87. Comme dans le cas des centres éducatifs fermés, de nombreux professionnels ont exprimé au Commissaire leur crainte quant à la confusion des objectifs, entre sécurité et éducation. Néanmoins, ils considèrent généralement que ces établissements constituent un réel progrès par rapport aux quartiers mineurs.

88. L’avis du Commissaire sur ces établissements est globalement positif. Il souhaite néanmoins attirer l’attention sur certaines améliorations qui peuvent encore être effectuées. Par exemple, il n’existe pas de bâtiment à l’extérieur des établissements permettant aux familles d’attendre à l’abri pour les visites. De même, la question des visites est problématique en raison de l’éloignement des EPM du lieu de résidence des familles.

89. Si les moyens mis en œuvre sont importants [11], il apparaît qu’ils ne sont pas encore suffisants. Ainsi lors de sa visite à Meyzieu, le Commissaire a pu constater que des activités extrascolaires bien que louées par l’encadrement et les enfants avaient été supprimées faute de moyens. Le Commissaire invite également les autorités françaises à envisager des solutions pour permettre aux détenus qui deviennent majeurs durant leur condamnation de rester au sein des structures pour mineurs lorsque la fin de leur peine est inférieure à un an.

90. Le Commissaire estime donc que les EPM constituent une amélioration notable pour l’incarcération des mineurs. Ces structures devraient être privilégiées par l’Administration pénitentiaire. Au 1er juin 2008, sur 759 mineurs incarcérés, 180 seulement l’étaient en EPM.

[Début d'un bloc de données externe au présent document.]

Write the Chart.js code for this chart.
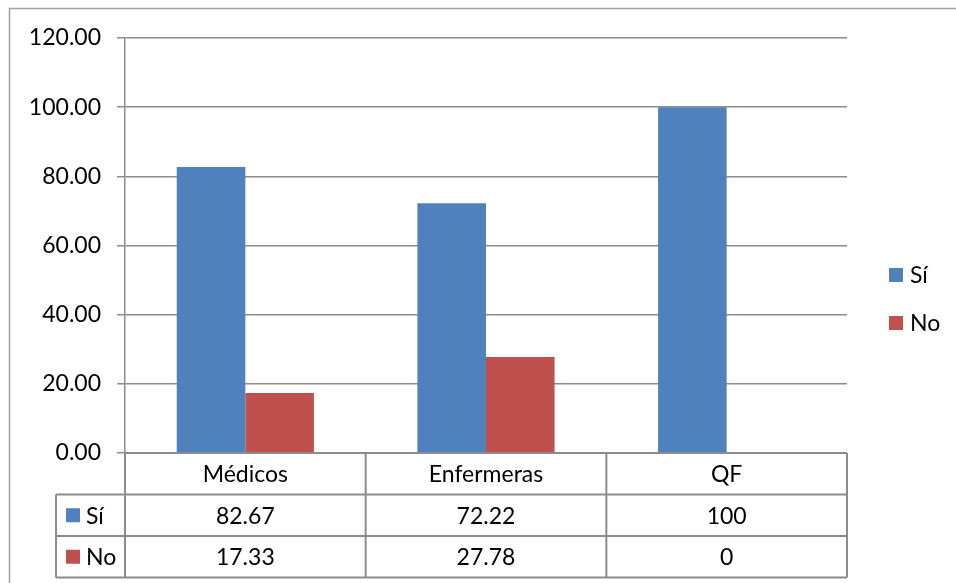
<!DOCTYPE html>
<html>
<head>
<meta charset="utf-8">
<script src="https://cdn.jsdelivr.net/npm/chart.js@4.4.1/dist/chart.umd.min.js"></script>
<style>
  html, body { margin: 0; padding: 0; background: #ffffff; }
  #wrap { width: 956px; height: 583px; position: relative; }
</style>
</head>
<body>
<div id="wrap"><canvas id="chart" width="956" height="583"></canvas></div>
<script>
// Categories and series values
const categories = ['Médicos', 'Enfermeras', 'QF'];
const siValues = [82.67, 72.22, 100];
const noValues = [17.33, 27.78, 0];
const seriesNames = ['Sí', 'No'];
const seriesColors = ['#4F81BD', '#C0504D'];

const FONT = 'Lato, "Open Sans", sans-serif';
const FONT_SIZE = 23;
const LINE = '#8C8C8C';

// Draws the outer frame, the data table under the plot and the legend on the right
const tablePlugin = {
  id: 'dataTable',
  beforeDraw(chart) {
    const ctx = chart.ctx;
    ctx.save();
    ctx.fillStyle = '#ffffff';
    ctx.fillRect(0, 0, chart.width, chart.height);
    ctx.strokeStyle = '#A0A0A0';
    ctx.lineWidth = 1.5;
    ctx.strokeRect(9.5, 8.5, 1200, 1200);
    ctx.restore();
  },
  afterDraw(chart) {
    const ctx = chart.ctx;
    const area = chart.chartArea;
    const x = chart.scales.x;
    const n = categories.length;
    const step = (area.right - area.left) / n;
    const rowH = 41.5;
    const top = area.bottom;
    const r1 = top + rowH, r2 = r1 + rowH, r3 = r2 + rowH;
    const labelLeft = 56;

    ctx.save();
    ctx.strokeStyle = LINE;
    ctx.lineWidth = 2;
    ctx.beginPath();
    // header row
    ctx.moveTo(area.left, top); ctx.lineTo(area.right, top);
    ctx.moveTo(labelLeft, r1); ctx.lineTo(area.right, r1);
    ctx.moveTo(labelLeft, r2); ctx.lineTo(area.right, r2);
    ctx.moveTo(labelLeft, r3); ctx.lineTo(area.right, r3);
    ctx.moveTo(labelLeft, r1); ctx.lineTo(labelLeft, r3);
    for (let i = 0; i <= n; i++) {
      const cx = area.left + step * i;
      ctx.moveTo(cx, top); ctx.lineTo(cx, r3);
    }
    ctx.stroke();

    ctx.fillStyle = '#000000';
    ctx.font = FONT_SIZE + 'px ' + FONT;
    ctx.textAlign = 'center';
    ctx.textBaseline = 'middle';
    const rows = [siValues, noValues];
    for (let i = 0; i < n; i++) {
      const cx = x.getPixelForValue(i);
      ctx.fillText(categories[i], cx, top + rowH / 2 + 1);
      ctx.fillText(String(rows[0][i]), cx, r1 + rowH / 2 + 1);
      ctx.fillText(String(rows[1][i]), cx, r2 + rowH / 2 + 1);
    }
    // row keys
    ctx.textAlign = 'left';
    [r1, r2].forEach((ry, k) => {
      ctx.fillStyle = seriesColors[k];
      ctx.fillRect(66, ry + rowH / 2 - 7, 14, 14);
      ctx.fillStyle = '#000000';
      ctx.fillText(seriesNames[k], 86, ry + rowH / 2 + 1);
    });

    // legend
    const legendY = [275, 323];
    seriesNames.forEach((name, k) => {
      ctx.fillStyle = seriesColors[k];
      ctx.fillRect(889, legendY[k] - 7, 14, 14);
      ctx.fillStyle = '#000000';
      ctx.fillText(name, 910, legendY[k] + 1);
    });
    ctx.restore();
  }
};

new Chart(document.getElementById('chart'), {
  type: 'bar',
  data: {
    labels: categories,
    datasets: [
      { label: seriesNames[0], data: siValues, backgroundColor: seriesColors[0] },
      { label: seriesNames[1], data: noValues, backgroundColor: seriesColors[1] }
    ]
  },
  options: {
    responsive: false,
    animation: false,
    devicePixelRatio: 1,
    layout: { padding: { top: 38, right: 109, bottom: 130, left: 0 } },
    plugins: {
      legend: { display: false },
      tooltip: { enabled: false }
    },
    datasets: {
      bar: { categoryPercentage: 0.57, barPercentage: 1.0 }
    },
    scales: {
      x: {
        display: false
      },
      y: {
        min: 0,
        max: 120,
        afterFit(scale) { scale.width = 125; },
        ticks: {
          stepSize: 20,
          padding: 16,
          color: '#000000',
          font: { family: FONT, size: FONT_SIZE },
          callback: v => Number(v).toFixed(2)
        },
        grid: { color: LINE, lineWidth: 1.5, tickLength: 8, tickColor: LINE },
        border: { color: LINE, width: 1.5 }
      }
    }
  },
  plugins: [tablePlugin]
});
</script>
</body>
</html>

91. Si la mise en place des EPM a permis de fermer certains quartiers pour mineurs, l’incarcération des mineurs dans les prisons traditionnelles perdure et continue de poser d’importantes difficultés. Selon les décrets de mai 2007 [12], 61 prisons pour adultes peuvent toujours héberger des mineurs. Tous les établissements pénitentiaires ne disposent pas de bâtiments distincts pour les mineurs et les majeurs ni de cours séparées. Bien que dénoncé par le rapport de 2006, la possibilité pour les mineurs
d’entrer en contact avec des condamnés adultes et le manque de structures et d’activités adaptées pour les mineurs filles sont des points sur lesquels le Commissaire invite les autorités françaises à trouver des solutions rapides.

Notes:

[1Juge d’instruction des mineurs, juge des enfants, tribunal pour enfants, cour d’assises des mineurs.

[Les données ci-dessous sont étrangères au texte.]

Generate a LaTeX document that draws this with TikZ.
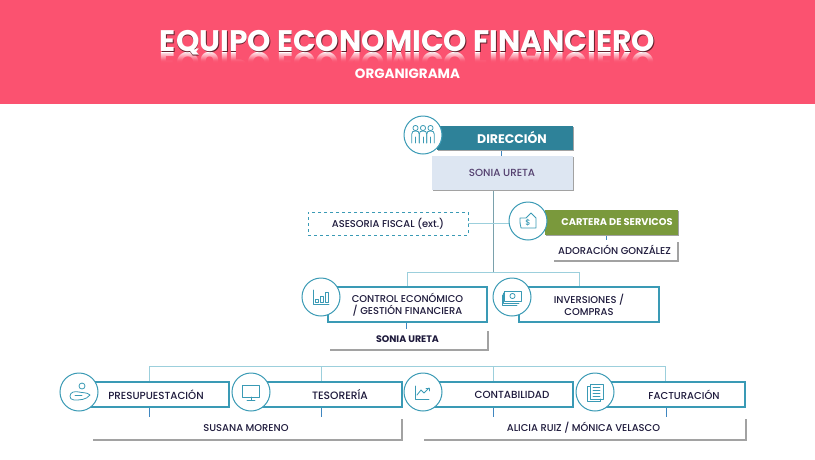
\documentclass[tikz,border=0pt]{standalone}
\usepackage{fontspec}
\setmainfont{Poppins}[UprightFont=* Medium,BoldFont=* Bold]
\definecolor{pinkhd}{HTML}{FB5270}
\definecolor{tealln}{HTML}{3A9AB5}
\definecolor{busln}{HTML}{9CCFDC}
\definecolor{tealbx}{HTML}{2E8299}
\definecolor{greenbx}{HTML}{7A993C}
\definecolor{soniabx}{HTML}{DDE6F2}
\definecolor{ink}{HTML}{1E1A3C}
\definecolor{plum}{HTML}{54406F}
\definecolor{shade}{HTML}{A2A2A2}
\definecolor{stub}{HTML}{3F86C0}
\newcommand{\fs}[1]{\fontsize{#1}{12}\selectfont}
\tikzset{
  lbl/.style={font=\fontsize{9.9}{12}\selectfont,text=ink,align=center,inner sep=0pt},
  namebox/.style={lbl,fill=white,rectangle,minimum height=20pt,
     preaction={fill=shade,transform canvas={xshift=1.6pt,yshift=-1.8pt}}},
  framebox/.style={lbl,draw=tealln,line width=1.2pt,fill=white,rectangle,
     preaction={fill=black!12,transform canvas={xshift=1.4pt,yshift=-1.4pt}}},
  colbox/.style={rectangle,inner sep=0pt,font=\bfseries\fontsize{12.5}{13}\selectfont,text=white,
     preaction={fill=shade,transform canvas={xshift=1.4pt,yshift=-1.4pt}}},
  iconring/.style={circle,draw=tealln,line width=1pt,fill=white,minimum size=38pt,inner sep=0pt},
  bus/.style={draw=busln,line width=1pt},
  stubline/.style={draw=stub,line width=0.8pt},
  trunk/.style={draw=black!22!busln,line width=0.9pt},
  ico/.style={draw=tealln,line width=0.8pt,line join=round,line cap=round},
}
\begin{document}
\begin{tikzpicture}[x=1pt,y=-1pt]
\useasboundingbox (0,0) rectangle (815,459);
\fill[white] (0,0) rectangle (815,459);
% header
\fill[pinkhd] (0,0) rectangle (815,104);
\def\ttl{EQUIPO ECONOMICO FINANCIERO}
\node[anchor=base,yscale=-1,inner sep=0pt,text=white,font=\bfseries\fontsize{29.7}{34}\selectfont] (titlerefl) at (407.5,52.5) {\ttl};
\foreach \i/\o in {0/.25,1/.35,2/.45,3/.55,4/.65,5/.75,6/.85,7/.92,8/.97,9/.99,10/1}{
  \fill[pinkhd,opacity=\o] (140,52.5+\i) rectangle (675,53.5+\i);}
\fill[pinkhd] (140,63) rectangle (675,80);
\node[anchor=base,inner sep=0pt,text=black!60!pinkhd,font=\bfseries\fontsize{29.7}{34}\selectfont] (titleshadow) at (408.2,52.3) {\ttl};
\node[anchor=base,inner sep=0pt,text=white,font=\bfseries\fontsize{29.7}{34}\selectfont] (title) at (407.5,51.5) {\ttl};
\node[inner sep=0pt,text=white,font=\bfseries\fontsize{13.5}{14}\selectfont] (subtitle) at (407.5,73.5) {ORGANIGRAMA};

% coordinates of the buses
\coordinate (trunkTop) at (493,190);
\coordinate (bus1) at (493,272);
\coordinate (bus1L) at (407,272);
\coordinate (bus1R) at (579,272);
\coordinate (bus2L) at (149,366);
\coordinate (bus2A) at (321,366);
\coordinate (bus2B) at (493,366);
\coordinate (bus2R) at (665,366);
\coordinate (asesR) at (468,223);
\coordinate (carL) at (509,223);
% connectors
\draw[trunk] (trunkTop) -- (bus1);
\draw[bus] (asesR) -- (carL);
\draw[bus] (bus1L) -- (bus1R);
\draw[bus] (bus1L) -- (407,287);
\draw[bus] (bus1R) -- (579,287);
\draw[bus] (bus2L) -- (bus2R);
\foreach \c/\y in {bus2L/149,bus2A/321,bus2B/493,bus2R/665}{\draw[bus] (\c) -- (\y,382);}
\draw[stubline] (501,150) -- (501,156);
\draw[stubline] (606,235) -- (606,240);
\draw[stubline] (406,322) -- (406,329);
\foreach \y in {149,321,493,666}{\draw[stubline] (\y,407) -- (\y,417);}

% top
\node[colbox,fill=tealbx,minimum width=136pt,minimum height=24pt] (dir) at (505,138) {\hspace*{14pt}\raisebox{1.2pt}{DIRECCIÓN}};
\node[lbl,rectangle,fill=soniabx,text=plum,minimum width=141pt,minimum height=34pt,font=\fs{10.3},
      preaction={fill=shade,transform canvas={xshift=1.4pt,yshift=-1.4pt}}] (sonia) at (502,173) {SONIA URETA};
\node[lbl,draw=tealln,dashed,line width=0.9pt,fill=white,minimum width=160pt,minimum height=23pt] (ases) at (388,223.5) {ASESORIA FISCAL (ext.)};
\node[colbox,fill=greenbx,minimum width=133pt,minimum height=25pt,font=\bfseries\fontsize{9.8}{12}\selectfont] (cart) at (611.5,222.5) {\hspace*{11pt}\raisebox{-1.2pt}{CARTERA DE SERVICOS}};
\node[namebox,minimum width=125pt] (ador) at (614.5,250) {ADORACIÓN GONZÁLEZ};

% middle
\node[framebox,minimum width=159pt,minimum height=35pt] (ctrl) at (407.5,304.5) {CONTROL ECONÓMICO\\/ GESTIÓN FINANCIERA};
\node[framebox,minimum width=140pt,minimum height=35pt] (inv) at (589,304.5) {INVERSIONES /\\COMPRAS};
\node[namebox,minimum width=159pt] (sonia2) at (407.5,339) {\bfseries\fs{9.5}SONIA URETA};

% bottom
\node[framebox,minimum width=146pt,minimum height=25pt,font=\fs{10.3}] (pres) at (156,394.5) {PRESUPUESTACIÓN};
\node[framebox,minimum width=146pt,minimum height=25pt,font=\fs{10.7}] (teso) at (329,394.5) {\hspace*{22pt}\raisebox{0.8pt}{TESORERÍA}};
\node[framebox,minimum width=143pt,minimum height=25pt,font=\fs{10.3}] (cont) at (501.5,394.5) {\hspace*{21pt}CONTABILIDAD};
\node[framebox,minimum width=143pt,minimum height=25pt,font=\fs{10}] (fact) at (673.5,394.5) {\hspace*{21pt}FACTURACIÓN};
\node[namebox,minimum width=310pt,minimum height=22pt] (susa) at (246,428) {SUSANA MORENO};
\node[namebox,minimum width=323pt,minimum height=22pt] (alic) at (583.5,428) {ALICIA RUIZ / MÓNICA VELASCO};

% icon rings
\node[iconring] (icoDir) at (423,135) {};
\node[iconring] (icoCart) at (528,221) {};
\node[iconring] (icoCtrl) at (321,297) {};
\node[iconring] (icoInv) at (512,297) {};
\node[iconring] (icoPres) at (79,392) {};
\node[iconring] (icoTeso) at (251,392) {};
\node[iconring] (icoCont) at (423,392) {};
\node[iconring] (icoFact) at (595,392) {};

% people
\begin{scope}[shift={(icoDir.center)}]
 \foreach \x in {-7.5,0,7.5}{
  \draw[ico] (\x,-7) circle (2.6);
  \draw[ico] (\x-3.7,8) -- (\x-3.7,-1) .. controls (\x-3.7,-3.5) and (\x-2.5,-4) .. (\x,-4) .. controls (\x+2.5,-4) and (\x+3.7,-3.5) .. (\x+3.7,-1) -- (\x+3.7,8);
  \draw[ico] (\x,2) -- (\x,8);}
\end{scope}
% house with dollar
\begin{scope}[shift={(icoCart.center)}]
 \draw[ico] (-8,-3) -- (-2,-3) -- (3,-8) -- (8,-3) -- (8,7) -- (-7,7) .. controls (-8,4) and (-8,1) .. (-8,-3);
 \node[inner sep=0pt,text=tealln,font=\fontsize{8}{9}\selectfont] (dollar) at (0,2) {\$};
\end{scope}
% bars
\begin{scope}[shift={(icoCtrl.center)}]
 \draw[ico] (-8,-7) -- (-8,7) -- (8,7);
 \foreach \x/\h in {-5.5/3,-0.5/6,4.5/10}{\draw[ico] (\x,5) rectangle (\x+3,5-\h);}
\end{scope}
% banknote
\begin{scope}[shift={(icoInv.center)}]
 \draw[ico] (-8,-6) rectangle (9,4);
 \draw[ico] (0.5,-1) circle (2.6);
 \draw[ico] (-9,-4) -- (-9,6) -- (7,6);
 \draw[ico] (-10,-2) -- (-10,8) -- (5,8);
\end{scope}
% hand with coin
\begin{scope}[shift={(icoPres.center)}]
 \draw[ico] (3,-6) circle (3);
 \draw[ico] (-9,4) .. controls (-9,0) and (-4,-1) .. (0,0) .. controls (3,1) and (8,0) .. (11,3) .. controls (7,8) and (1,8) .. (-5,8) .. controls (-8,8) and (-9,6) .. (-9,4);
 \draw[ico] (-4,3) -- (3,3);
\end{scope}
% monitor
\begin{scope}[shift={(icoTeso.center)}]
 \draw[ico] (-8.5,-7) rectangle (8.5,5);
 \draw[ico] (0,5) -- (0,8);
 \draw[ico] (-4,8.5) -- (4,8.5);
\end{scope}
% line chart
\begin{scope}[shift={(icoCont.center)}]
 \draw[ico] (-8,-6) -- (-8,7) -- (6,7);
 \draw[ico] (-6,3) -- (-2,-2) -- (1,1) -- (6,-4);
 \draw[ico] (3,-4) -- (6,-4) -- (6,-1);
\end{scope}
% document
\begin{scope}[shift={(icoFact.center)}]
 \draw[ico] (-5,-8) rectangle (8,7);
 \draw[ico] (-5,-6) -- (-7.5,-6) -- (-7.5,9) -- (5,9) -- (5,7);
 \foreach \y in {-4.5,-1.5,1.5,4.5}{\draw[ico] (-2,\y) -- (5,\y);}
\end{scope}
\end{tikzpicture}
\end{document}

[2Discours du Garde des Sceaux du 15 avril 2008 lors de l’installation de la commission pour la réforme de l’Ordonnance de 1945

[3Idem. 70 % d’entre eux ont récidivé au moins deux fois et 6 % comptent plus de 10 réitérations sur 5 ans.

[4Est considéré comme capable de discernement les enfants en mesure de « comprendre et vouloir » les faits qui leur sont reprochés. L’appréciation de ce discernement relève de la responsabilité du juge.

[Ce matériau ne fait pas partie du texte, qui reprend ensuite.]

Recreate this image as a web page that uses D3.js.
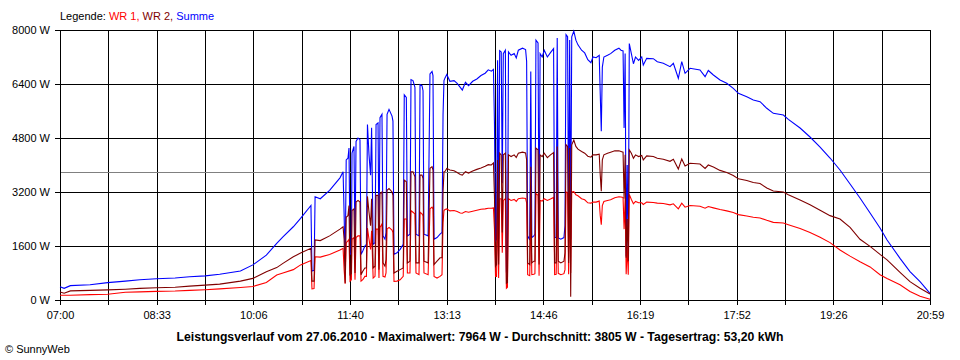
<!DOCTYPE html>
<html>
<head>
<meta charset="utf-8">
<script src="https://cdn.jsdelivr.net/npm/d3@7"></script>
<style>
  html, body { margin: 0; padding: 0; background: #fff; }
  svg { display: block; font-family: "Liberation Sans", Arial, sans-serif; }
</style>
</head>
<body>
<svg id="chart" width="960" height="360"></svg>
<script>
// ---- data (minutes after 07:00, power in W) ----
const times = [0,4,10,29,46,63,77,93,111,125,140,154,174,186,199,209,215,225,232,242,243,245,246,251,260,270,273,
  274,275,276,277.7,278.7,279.7,281,281.6,283.5,284.5,285.5,287.4,289.3,290.3,292,294,295.5,296.5,298,299.5,300.5,302,303.8,304.8,306.7,307.6,308.6,310.5,311.5,313.4,314.4,315.4,317.3,320.2,321.1,322.1,325,328,331,332,334,335,337.5,338.5,340.4,342.3,343.3,346.2,347.2,349.1,350.1,351,355,356.8,358.8,359.7,360.7,363.6,366.5,368.4,369.4,370.3,
  371.3,373,376,380,383,386,388,391,394,398,402,406,410,413,416,418,
  419,420,421,422,423,424,425.5,426.5,427.5,429.5,430.5,431.5,432.5,435,438,440,442,446,449,450,451,453,454,455,457,458,459,461,462,463,465,467,470,473,476,477,478.5,479.5,480.5,483,486,487,488,489.5,490.5,491.5,492.5,493.5,495.5,497.5,
  499.5,503,506,509,512,514,517,520,521,522,523,524.5,528,531,535,539,541,543,544,545,546,547,548,549,551,553,555,558,561,562.5,565.8,572.2,576,581.8,588.3,591.5,596.3,599.6,602.8,607.6,617.2,622.1,625.2,630.1,636.5,643,649.3,654.2,662.3,668.6,675.1,681.6,687.9,697.6,702.4,713.7,723.3,733,742.6,752.2,761.9,771.5,781.2,790.8,797.6,810.1,819.7,829.4,839];

const wr1 = [140,140,140,160,170,230,240,255,265,285,305,330,370,400,520,740,800,900,1040,1170,330,340,1280,1270,1350,1480,1530,
  900,480,1700,1750,1800,560,600,1800,1850,600,1850,1900,1900,560,600,700,700,2130,1800,1500,2050,650,700,2100,2100,650,2150,2250,700,680,800,2100,2150,2070,2000,550,560,600,700,2400,2400,800,800,2650,2600,2550,800,750,2600,2550,2500,800,750,2700,2750,2700,700,650,700,750,2300,2650,
  2680,2700,2640,2650,2620,2580,2570,2620,2600,2630,2660,2690,2700,2720,2720,2730,
  2100,700,700,2900,650,3000,3000,1400,2950,3000,350,380,3000,2950,2980,2920,3000,3020,3010,2880,750,720,2750,750,760,780,3150,3100,720,2950,2930,3000,2950,2990,3040,750,760,3150,790,750,780,900,3200,3180,760,3150,800,3200,3210,3120,
  3090,3000,2970,2880,2870,2900,2900,2930,2500,2230,2800,2920,2950,2970,3030,3060,3050,3040,2100,3000,760,1600,750,3130,2980,2850,2920,2880,2880,2830,2900,2890,2870,2860,2820,2850,2700,2870,2750,2800,2780,2720,2770,2730,2680,2640,2590,2530,2490,2450,2430,2360,2300,2280,2230,2120,2000,1860,1700,1480,1300,1136,980,750,640,450,250,110,20];

const wr2 = [240,200,270,285,300,320,345,365,380,410,440,470,560,640,840,960,1086,1280,1390,1530,560,560,1780,1760,1900,2100,2170,
  1800,500,2450,2500,2800,750,780,2650,2700,800,2900,2950,2900,750,850,950,950,3070,2600,2200,3000,950,1000,3100,3100,900,3150,3200,1100,1000,1200,3250,3300,3200,3100,800,850,900,950,3550,3500,1100,1150,3800,3800,3650,1100,1100,3700,3700,3600,1150,1100,3900,3950,3850,1050,1150,1250,1250,3200,3800,
  3810,3900,3850,3830,3780,3720,3700,3800,3760,3820,3870,3910,3960,4010,4000,4060,
  3050,1000,1050,4150,1050,4350,4300,2000,4300,4350,500,520,4300,4250,4300,4220,4350,4380,4360,4150,1100,1050,3950,1100,1150,1150,4500,4450,1050,4300,4250,4350,4220,4300,4370,1100,1100,4550,1150,1100,1150,1400,4600,4550,1100,4500,100,4600,4740,4550,
  4470,4400,4350,4260,4230,4300,4300,4320,3700,3220,4150,4300,4350,4380,4420,4420,4400,4380,3000,4300,1250,2400,1150,4450,4350,4200,4300,4250,4280,4150,4270,4250,4200,4170,4110,4170,3880,4180,3970,4050,4030,3900,4000,3940,3840,3780,3690,3590,3540,3480,3450,3320,3230,3200,3120,2960,2820,2660,2500,2400,2150,1800,1590,1350,1190,820,543,350,178];

const summe = [395,345,425,450,515,560,600,630,650,690,715,765,860,1040,1330,1680,1870,2170,2420,2800,860,880,3060,3000,3250,3620,3800,
  2530,1000,4150,4200,4500,1350,1400,4350,4550,1500,4700,4800,4750,1350,1450,1600,1650,5200,4300,3700,5100,1650,1700,5200,5250,1650,5400,5500,1900,1800,2000,5500,5650,5450,5300,1350,1400,1500,1650,6080,6000,1900,1950,6530,6500,6300,1950,1900,6380,6350,6200,1950,1900,6700,6770,6650,1800,1850,1950,2000,5500,6500,
  6580,6680,6480,6500,6420,6300,6220,6450,6350,6480,6550,6650,6720,6820,6780,6830,
  5200,1750,1800,7100,1800,7390,7350,3460,7300,7400,860,900,7350,7250,7300,7170,7400,7460,7420,7070,1900,1780,6770,1850,1900,1950,7700,7620,1800,7300,7200,7400,7200,7330,7450,1850,1850,7760,1840,1800,1850,2200,7860,7800,1800,7700,1800,7800,7964,7700,
  7560,7400,7320,7120,7030,7200,7180,7250,6100,5000,6900,7200,7250,7300,7400,7460,7400,7380,5100,7300,1300,4000,1250,7600,7300,7000,7200,7100,7200,6960,7160,7150,7060,7013,6913,7013,6569,7061,6717,6865,6815,6617,6800,6667,6519,6420,6272,6124,6024,5926,5876,5680,5531,5481,5353,5096,4830,4533,4207,3852,3437,3022,2578,2133,1778,1235,840,543,198];

const yTicks = [0, 1600, 3200, 4800, 6400, 8000];
const xTickLabels = ["07:00","08:33","10:06","11:40","13:13","14:46","16:19","17:52","19:26","20:59"];
const dayMinutes = 839;      // 07:00 .. 20:59
const average = 3805;        // Durchschnitt
const legendItems = [
  {text: "Legende: ", color: "#000000"},
  {text: "WR 1, ", color: "#ff0000"},
  {text: "WR 2, ", color: "#800000"},
  {text: "Summe", color: "#0000ff"}
];
const titleText = "Leistungsverlauf vom 27.06.2010 - Maximalwert: 7964 W - Durchschnitt: 3805 W - Tagesertrag: 53,20 kWh";

// ---- chart ----
const svg = d3.select("#chart");
const L = 60, R = 930, T = 30, B = 300;
const x = d3.scaleLinear().domain([0, dayMinutes]).range([L, R]);
const y = d3.scaleLinear().domain([0, 8000]).range([B, T]);

svg.append("rect").attr("width", 960).attr("height", 360).attr("fill", "#fff");

// x axis: 18 intervals, labels every second one
const xTickVals = d3.range(19).map(i => i * dayMinutes / 18);
const xAxis = d3.axisBottom(x)
  .tickValues(xTickVals)
  .tickSize(-(B - T) - 5)
  .tickPadding(6)
  .tickFormat((d, i) => i % 2 === 0 ? xTickLabels[i / 2] : "");
const gx = svg.append("g").attr("transform", `translate(0,${B + 5})`).call(xAxis);
gx.select(".domain").remove();
gx.selectAll("line").attr("stroke", "#000").attr("shape-rendering", "crispEdges");
gx.selectAll("text").attr("fill", "#000").style("font-size", "11px");

const yAxis = d3.axisLeft(y)
  .tickValues(yTicks)
  .tickSize(-(R - L) - 5)
  .tickPadding(5)
  .tickFormat(d => d + " W");
const gy = svg.append("g").attr("transform", `translate(${L - 5},0)`).call(yAxis);
gy.select(".domain").remove();
gy.selectAll("line").attr("stroke", "#000").attr("shape-rendering", "crispEdges");
gy.selectAll("text").attr("fill", "#000").style("font-size", "11px");

// average line
svg.append("line")
  .attr("x1", L).attr("x2", R)
  .attr("y1", Math.round(y(average)) + 0.5).attr("y2", Math.round(y(average)) + 0.5)
  .attr("stroke", "#808080").attr("shape-rendering", "crispEdges");

// frame
svg.append("rect").attr("x", L + 0.5).attr("y", T + 0.5).attr("width", R - L).attr("height", B - T)
  .attr("fill", "none").attr("stroke", "#000").attr("shape-rendering", "crispEdges");

// series
const series = [
  {name: "Summe", values: summe, color: "#0000ff"},
  {name: "WR 1", values: wr1, color: "#ff0000"},
  {name: "WR 2", values: wr2, color: "#800000"}
];
const line = d3.line().x(d => x(d[0])).y(d => y(d[1]));
series.forEach(s => {
  svg.append("path")
    .datum(times.map((t, i) => [t, s.values[i]]))
    .attr("d", line)
    .attr("fill", "none")
    .attr("stroke", s.color)
    .attr("stroke-width", 1.1);
});

// legend
const leg = svg.append("text").attr("x", L).attr("y", 20).style("font-size", "11px");
legendItems.forEach(it => leg.append("tspan").attr("fill", it.color).text(it.text));

// title
svg.append("text")
  .attr("x", 480).attr("y", 341)
  .attr("text-anchor", "middle")
  .attr("textLength", 607).attr("lengthAdjust", "spacingAndGlyphs")
  .style("font-size", "12px").style("font-weight", "bold")
  .attr("fill", "#000")
  .text(titleText);

// copyright
svg.append("text").attr("x", 5).attr("y", 353).style("font-size", "11px").attr("fill", "#000").text("© SunnyWeb");
</script>
</body>
</html>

[5« Rapport du Commissaire aux droits de l’homme sur le respect effectif des droits de l’homme en France suite à sa visite du 5 au 21 septembre 2005 », 15 février 2006.

[6Actuellement, il n’y a pas d’âge minimum de responsabilité pénale. Le code pénal prévoit que « les mineurs capables de discernement sont pénalement responsables ».

[7Observation générale No 10 (2007) du Comité des droits de l’enfant sur les droits de l’enfant dans le système de justice pour mineurs, CRC/C/GC/10, 25 avril 2007

[8Ibidem, §26.

[9Un mois renouvelable une fois pour les mineurs de plus de 16 ans

[10Le CPT s’est exprimé en faveur d’un maximum de 3 jours, voir le 18e rapport général, 18 septembre 2008, CPT/Inf (2008) 25, §26.